Find the string "this" and gather every line that holds it.
*****
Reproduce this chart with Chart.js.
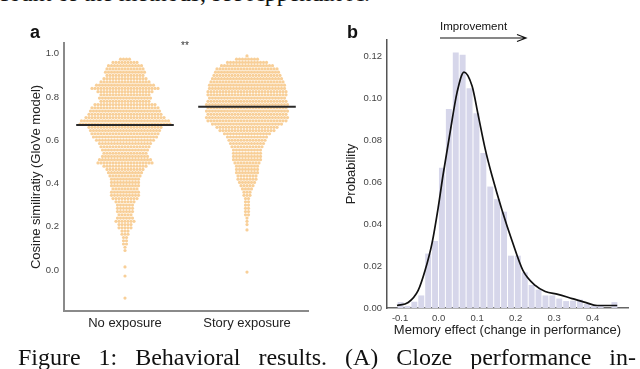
<!DOCTYPE html>
<html>
<head>
<meta charset="utf-8">
<script src="https://cdn.jsdelivr.net/npm/chart.js@4.4.1/dist/chart.umd.min.js"></script>
<style>
html, body { margin: 0; padding: 0; background: #fff; }
#page { position: relative; width: 640px; height: 369px; overflow: hidden; background: #fff; }
canvas { position: absolute; top: 0; }
#chartA { left: 0; }
#chartB { left: 320px; }
.t { position: absolute; white-space: nowrap; font-family: "Liberation Sans", Arial, sans-serif; color: #111; }
.serif { position: absolute; white-space: nowrap; font-family: "Liberation Serif", "Times New Roman", serif; font-size: 24px; line-height: 24px; color: #111; }
</style>
</head>
<body>
<div id="page">
  <div class="serif" style="right:270px; top:-19px;">an account of the methods, see Appendix A.</div>
  <canvas id="chartA" width="320" height="369"></canvas>
  <canvas id="chartB" width="320" height="369"></canvas>
  <div class="t" style="left:30px; top:23px; font-size:18px; line-height:18px; font-weight:bold;">a</div>
  <div class="t" style="left:347px; top:23px; font-size:18px; line-height:18px; font-weight:bold;">b</div>
  <div class="t" style="left:181px; top:41px; font-size:10px; line-height:10px; color:#333;">**</div>
  <div class="t" style="left:440px; top:21px; font-size:11.5px; line-height:11.5px;">Improvement</div>
  <div class="serif" style="left:18px; top:345px; width:618px; text-align:justify; text-align-last:justify;">Figure 1: Behavioral results. (A) Cloze performance in-</div>
</div>
<script>
// panel a : swarm of cosine similarities
const swarmCategories = ['No exposure', 'Story exposure'];
const noExpLevels = [0.975, 0.96, 0.945, 0.93, 0.915, 0.9, 0.885, 0.87, 0.855, 0.84,
  0.825, 0.81, 0.795, 0.78, 0.765, 0.75, 0.735, 0.72, 0.705, 0.69,
  0.675, 0.66, 0.645, 0.63, 0.615, 0.6, 0.585, 0.57, 0.555, 0.54,
  0.525, 0.51, 0.495, 0.48, 0.465, 0.45, 0.435, 0.42, 0.405, 0.39,
  0.375, 0.36, 0.345, 0.33, 0.315, 0.3, 0.285, 0.27, 0.255, 0.24,
  0.225, 0.21, 0.195, 0.18, 0.165, 0.15, 0.135, 0.12, 0.105, 0.09,
  0.014, -0.028, -0.13];
const noExpCounts = [4, 9, 12, 13, 14, 13, 15, 17, 20, 23,
  19, 17, 18, 17, 21, 23, 24, 25, 27, 30,
  31, 25, 24, 23, 22, 20, 18, 17, 16, 15,
  16, 18, 19, 15, 13, 12, 11, 10, 10, 10,
  9, 10, 10, 9, 7, 6, 6, 6, 5, 6,
  7, 5, 5, 3, 3, 2, 2, 2, 1, 1,
  1, 1, 1];
const storyLevels = [0.99, 0.975, 0.96, 0.945, 0.93, 0.915, 0.9, 0.885, 0.87, 0.855,
  0.84, 0.825, 0.81, 0.795, 0.78, 0.765, 0.75, 0.735, 0.72, 0.705,
  0.69, 0.675, 0.66, 0.645, 0.63, 0.615, 0.6, 0.585, 0.57, 0.555,
  0.54, 0.525, 0.51, 0.495, 0.48, 0.465, 0.45, 0.435, 0.42, 0.405,
  0.39, 0.375, 0.36, 0.345, 0.33, 0.315, 0.3, 0.285, 0.27, 0.255,
  0.24, 0.225, 0.21, 0.185, -0.01];
const storyCounts = [1, 8, 14, 18, 21, 22, 23, 24, 25, 26,
  26, 27, 27, 26, 27, 28, 27, 28, 27, 28,
  27, 24, 21, 19, 16, 14, 13, 12, 11, 10,
  10, 10, 10, 9, 8, 8, 8, 7, 7, 6,
  5, 4, 3, 3, 2, 2, 2, 2, 2, 2,
  1, 1, 1, 1, 1];
const groupMeans = [0.671, 0.755];
const simTicks = [0, 0.2, 0.4, 0.6, 0.8, 1.0];

// panel b : histogram + density of memory effect
const histCenters = [-0.0988, -0.0809, -0.0630, -0.0450, -0.0271, -0.0092, 0.0087, 0.0266, 0.0446, 0.0625,
  0.0804, 0.0983, 0.1162, 0.1342, 0.1521, 0.1700, 0.1879, 0.2058, 0.2238, 0.2417,
  0.2596, 0.2775, 0.2954, 0.3134, 0.3313, 0.3492, 0.3671, 0.3850, 0.4030, 0.4209,
  0.4388, 0.4567];
const histProb = [0.0028, 0.0010, 0.0030, 0.0060, 0.0260, 0.0320, 0.0670, 0.0950, 0.1220, 0.1210,
  0.1050, 0.0930, 0.0740, 0.0580, 0.0520, 0.0460, 0.0250, 0.0250, 0.0170, 0.0110,
  0.0088, 0.0060, 0.0060, 0.0045, 0.0033, 0.0035, 0.0040, 0.0020, 0.0010, 0.0010,
  0.0000, 0.0028];
const kdeX = [-0.108, -0.079, -0.053, -0.035, -0.017, -0.001, 0.012, 0.030, 0.048, 0.066,
  0.087, 0.103, 0.121, 0.139, 0.165, 0.191, 0.219, 0.251, 0.277, 0.310,
  0.347, 0.381, 0.412, 0.464];
const kdeY = [0.0012, 0.0026, 0.0084, 0.018, 0.031, 0.048, 0.064, 0.084, 0.103, 0.1127,
  0.106, 0.092, 0.076, 0.063, 0.0466, 0.032, 0.018, 0.0108, 0.0079, 0.0065,
  0.0045, 0.0027, 0.0012, 0.0012];
const probTicks = [0, 0.02, 0.04, 0.06, 0.08, 0.10, 0.12];
const effectTicks = [-0.1, 0, 0.1, 0.2, 0.3, 0.4];

const sans = '"Liberation Sans", Arial, sans-serif';
const swarmStep = 0.0246;   // horizontal gap between dots, in category units

function swarmPoints(cat, levels, counts) {
  let pts = [];
  levels.forEach(function(y, r) {
    let n = counts[r];
    for (let j = 0; j < n; j++) {
      pts.push({ x: cat + (j - (n - 1) / 2) * swarmStep, y: y });
    }
  });
  return pts;
}

function meanLine(cat, m) {
  return [{ x: cat - 0.4, y: m }, { x: cat + 0.4, y: m }];
}

let swarmStyle = {
  pointRadius: 1.6,
  pointBorderWidth: 0,
  pointBackgroundColor: '#f8cf98',
  showLine: false,
  order: 1
};
let meanStyle = {
  showLine: true,
  pointRadius: 0,
  borderColor: '#2a2a2a',
  borderWidth: 2,
  order: 0
};

new Chart(document.getElementById('chartA'), {
  type: 'scatter',
  data: {
    datasets: [
      Object.assign({ data: swarmPoints(0, noExpLevels, noExpCounts) }, swarmStyle),
      Object.assign({ data: swarmPoints(1, storyLevels, storyCounts) }, swarmStyle),
      Object.assign({ data: meanLine(0, groupMeans[0]) }, meanStyle),
      Object.assign({ data: meanLine(1, groupMeans[1]) }, meanStyle)
    ]
  },
  options: {
    responsive: false,
    animation: false,
    devicePixelRatio: 1,
    layout: { padding: { left: 0, top: 43, right: 12, bottom: 0 } },
    plugins: { legend: { display: false }, tooltip: { enabled: false } },
    scales: {
      x: {
        type: 'linear', min: -0.5, max: 1.5,
        grid: { display: false, drawTicks: false },
        border: { display: true, color: '#8a8a8a', width: 2 },
        afterBuildTicks: s => { s.ticks = [0, 1].map(v => ({ value: v })); },
        afterFit: s => { s.height = 58; },
        ticks: {
          padding: 5, color: '#222', maxRotation: 0,
          font: { family: sans, size: 13 },
          callback: v => swarmCategories[v]
        }
      },
      y: {
        type: 'linear', min: -0.19, max: 1.05,
        grid: { display: false, drawTicks: false },
        border: { display: true, color: '#8a8a8a', width: 2 },
        afterBuildTicks: s => { s.ticks = simTicks.map(v => ({ value: v })); },
        afterFit: s => { s.width = 64; },
        ticks: {
          padding: 5, color: '#444',
          font: { family: sans, size: 9.5 },
          callback: v => v.toFixed(1)
        },
        title: {
          display: true, text: 'Cosine similiratiy (GloVe model)',
          color: '#222', padding: { top: 29, bottom: 0 },
          font: { family: sans, size: 13 }
        }
      }
    }
  }
});

// arrow over panel b
const arrowPlugin = {
  id: 'arrow',
  afterDraw(chart) {
    let ctx = chart.ctx;
    ctx.save();
    ctx.strokeStyle = '#111';
    ctx.lineWidth = 1.2;
    ctx.beginPath();
    ctx.moveTo(120, 38);
    ctx.lineTo(206, 38);
    ctx.moveTo(197, 34.5);
    ctx.lineTo(206, 38);
    ctx.lineTo(197, 41.5);
    ctx.stroke();
    ctx.restore();
  }
};

new Chart(document.getElementById('chartB'), {
  type: 'bar',
  data: {
    datasets: [
      {
        type: 'line',
        data: kdeX.map((x, i) => ({ x: x, y: kdeY[i] })),
        borderColor: '#111',
        borderWidth: 1.7,
        pointRadius: 0,
        tension: 0.4,
        cubicInterpolationMode: 'monotone',
        order: 0
      },
      {
        type: 'bar',
        data: histCenters.map((x, i) => ({ x: x, y: histProb[i] })),
        backgroundColor: '#d6d6ea',
        borderWidth: 0,
        barPercentage: 0.86,
        categoryPercentage: 1,
        order: 1
      }
    ]
  },
  options: {
    responsive: false,
    animation: false,
    devicePixelRatio: 1,
    layout: { padding: { left: 0, top: 40, right: 12, bottom: 0 } },
    plugins: { legend: { display: false }, tooltip: { enabled: false } },
    scales: {
      x: {
        type: 'linear', min: -0.134, max: 0.492, offset: false,
        grid: { display: false, drawTicks: false },
        border: { display: true, color: '#666', width: 1.5 },
        afterBuildTicks: s => { s.ticks = effectTicks.map(v => ({ value: v })); },
        afterFit: s => { s.height = 61; },
        ticks: {
          padding: 5, color: '#444', maxRotation: 0,
          font: { family: sans, size: 9.5 },
          callback: v => v.toFixed(1)
        },
        title: {
          display: true, text: 'Memory effect (change in performance)',
          color: '#222', padding: { top: 0, bottom: 31 },
          font: { family: sans, size: 13 }
        }
      },
      y: {
        type: 'linear', min: 0, max: 0.128,
        grid: { display: false, drawTicks: false },
        border: { display: true, color: '#555', width: 1.5 },
        afterBuildTicks: s => { s.ticks = probTicks.map(v => ({ value: v })); },
        afterFit: s => { s.width = 67; },
        ticks: {
          padding: 5, color: '#444',
          font: { family: sans, size: 9.5 },
          callback: v => v.toFixed(2)
        },
        title: {
          display: true, text: 'Probability',
          color: '#222', padding: { top: 24, bottom: 0 },
          font: { family: sans, size: 13 }
        }
      }
    }
  },
  plugins: [arrowPlugin]
});
</script>
</body>
</html>
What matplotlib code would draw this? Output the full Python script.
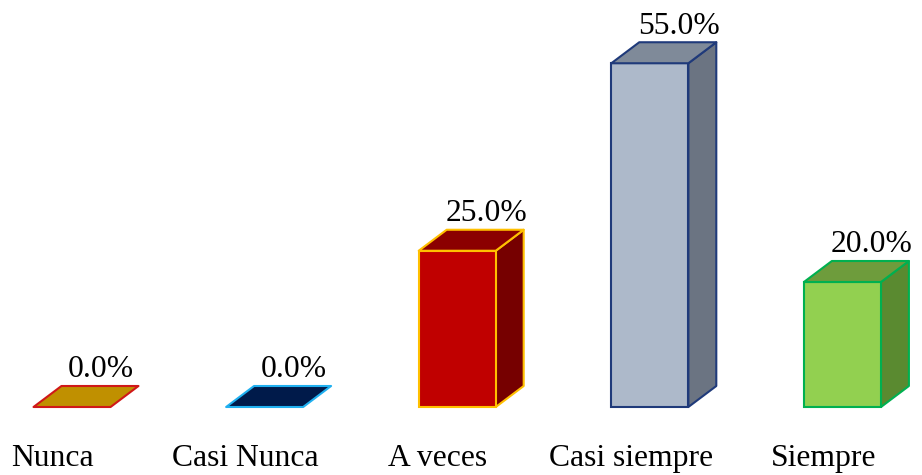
*****
Task result
Reproduce this chart with Chart.js.
What matplotlib code would draw this? Output the full Python script.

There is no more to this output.